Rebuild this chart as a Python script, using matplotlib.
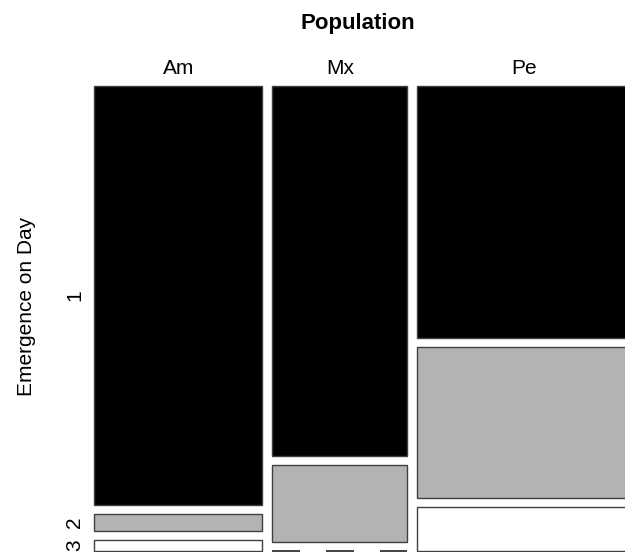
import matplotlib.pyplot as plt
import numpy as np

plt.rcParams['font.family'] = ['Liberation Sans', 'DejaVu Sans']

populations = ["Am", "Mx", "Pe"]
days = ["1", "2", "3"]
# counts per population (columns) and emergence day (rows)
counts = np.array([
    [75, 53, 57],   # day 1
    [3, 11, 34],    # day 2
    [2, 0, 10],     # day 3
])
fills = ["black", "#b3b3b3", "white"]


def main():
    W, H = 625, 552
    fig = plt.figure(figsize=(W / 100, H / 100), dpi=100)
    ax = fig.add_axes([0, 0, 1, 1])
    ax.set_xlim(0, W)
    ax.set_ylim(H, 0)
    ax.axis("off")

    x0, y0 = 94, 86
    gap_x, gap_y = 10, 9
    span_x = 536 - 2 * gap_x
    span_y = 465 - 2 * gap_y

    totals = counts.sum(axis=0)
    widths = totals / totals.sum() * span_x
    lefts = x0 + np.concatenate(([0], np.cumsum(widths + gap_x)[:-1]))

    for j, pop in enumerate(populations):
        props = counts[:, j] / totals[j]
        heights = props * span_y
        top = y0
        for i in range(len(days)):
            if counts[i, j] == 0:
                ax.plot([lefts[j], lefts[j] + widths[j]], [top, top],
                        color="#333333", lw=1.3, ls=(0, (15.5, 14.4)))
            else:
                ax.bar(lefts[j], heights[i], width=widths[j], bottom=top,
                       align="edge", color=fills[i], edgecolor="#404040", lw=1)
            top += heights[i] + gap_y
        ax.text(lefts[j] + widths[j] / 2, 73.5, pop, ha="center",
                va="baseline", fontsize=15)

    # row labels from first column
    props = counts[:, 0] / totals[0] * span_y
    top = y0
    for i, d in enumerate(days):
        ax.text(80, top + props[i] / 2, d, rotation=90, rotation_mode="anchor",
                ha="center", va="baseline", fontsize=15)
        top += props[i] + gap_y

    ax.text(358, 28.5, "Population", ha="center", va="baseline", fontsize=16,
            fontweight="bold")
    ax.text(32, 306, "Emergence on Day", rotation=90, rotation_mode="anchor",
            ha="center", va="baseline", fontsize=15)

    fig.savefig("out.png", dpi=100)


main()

○ ○ ○

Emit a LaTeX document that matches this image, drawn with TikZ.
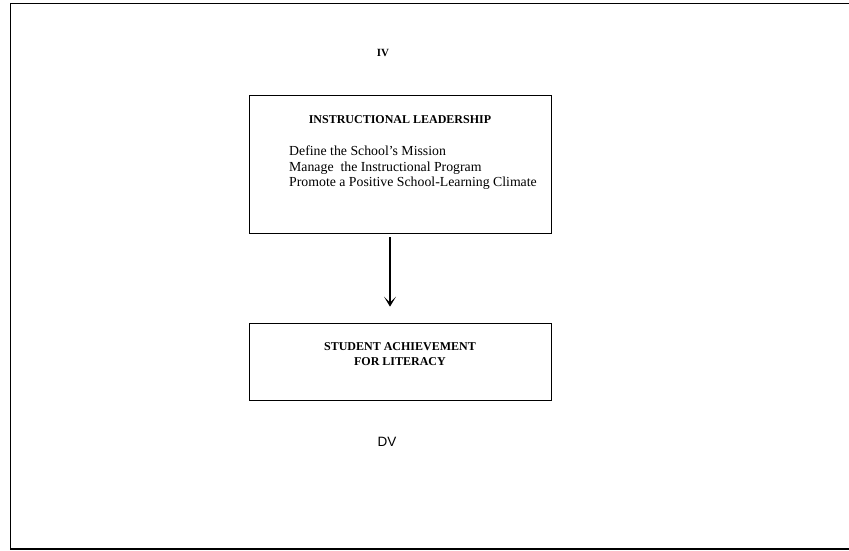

○ ○ ○

_REQUIREMENT_
Pick out each line containing the string "matplotlib" and copy it.

_EXERCISE RESULT_
Rebuild this chart as a Python script, using matplotlib.
import matplotlib.pyplot as plt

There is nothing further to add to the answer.